He nominated top community gurus to help with the GUI. Actually, 
the same happened during the Gab's VID3 project - only me, Henrik, 
and BrianH commented. It seems to me that some ppl prefer to chat 
about science and belief systems instead of helping to develop R3 
;-) (I am not dismissing anyone's right to come here to chat about 
anything - this place is really a rebol pub where we meet, but the 
other worlds were specialised, yet lacked the input from community, 
even if asked for help)


- in order to get more ppl involved in R3 development at native level, 
it is clear where do we need to get - we've got R3 chat to be base 
of new Altme, new BBS, new DevBase. In March plan Carl clearly outlined, 
that in order to get sources out, we need rebin, plugins. They are 
now postponed due to modules, security, but still a high priority. 
How do I know? Because I was not lazy and asked Carl the specific 
question.


- we also get improvements on other fronts - we have got new streamlined 
Docs. I suggested Carl to add community section, then also new R3 
section to rebol.com page and to produce detailed changelogs. These 
all are small steps, but steps which make a difference.


Now please tell me - how complaining here can make situation any 
better? How many bugs have you posted, how many rebdev messages you 
have asked to Carl? Why don't you talk about your concerns with Carl? 
He will respond to you, like to me or anyone else - either via chat, 
or via a Blog article.


As for me, I am quite fine with how R3 is progressing last few months. 
Yes, we are slow on the whole project, but we are still doing a good 
progress imo.
Geomol:
8-Apr-2009
Responding to Pekr's comments:


- I've communicated with Carl privately before.

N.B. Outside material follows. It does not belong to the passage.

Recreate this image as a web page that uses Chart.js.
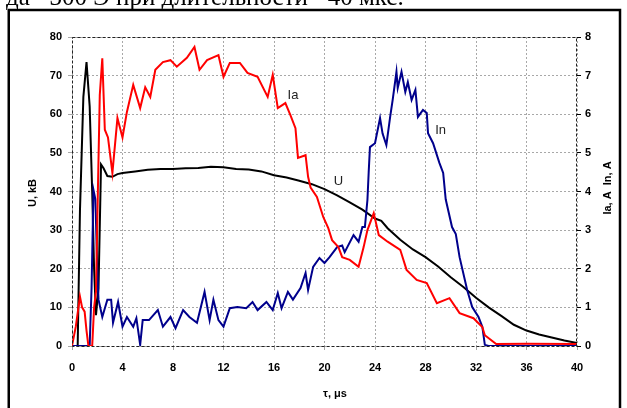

Starting on the OS 
X port more than a year ago is one example. Lack of info back to 
me made me stop. It's in a group in r3-alpha, you don't have access 
to.


- About CureCode, I didn't argue, it's not helpful. I don't care, 
what bug report system is used, as long as it works. Curecode is 
one of the best such systems, I've seen. Yes, low level bugs are 
reported. That's not the problem. It doesn't make much sense to me 
to work on a building (in lack of better metaphor) at the 123 level, 
when the basement isn't stable. Question is, how long this situation 
will last, before I see a stable version across platforms. My guess 
is years, therefore my concerns.


- r3-gui. Again it doesn't make much sense to me to work on GUI, 
if the core has many bugs.


- You list many topics in monthly plan. Development is going on at 
all levels of the building. I would start by making a solid basement, 
then make my way up. Making any level finished, before going to the 
next. It's just another way of doing things. I have good experience 
doing it the way, I try to describe.


- About docs. It's about time, something is done with the docs. I 
had huge problems figuring out, even how to test R3 back in the r3-alpha 
days. Docs were confusing, lack info, etc. Some months ago I tried 
to figure out, if I could port Canvas RPaint to R3. I stopped quickly, 
when I couldn't find the docs to do even simple things.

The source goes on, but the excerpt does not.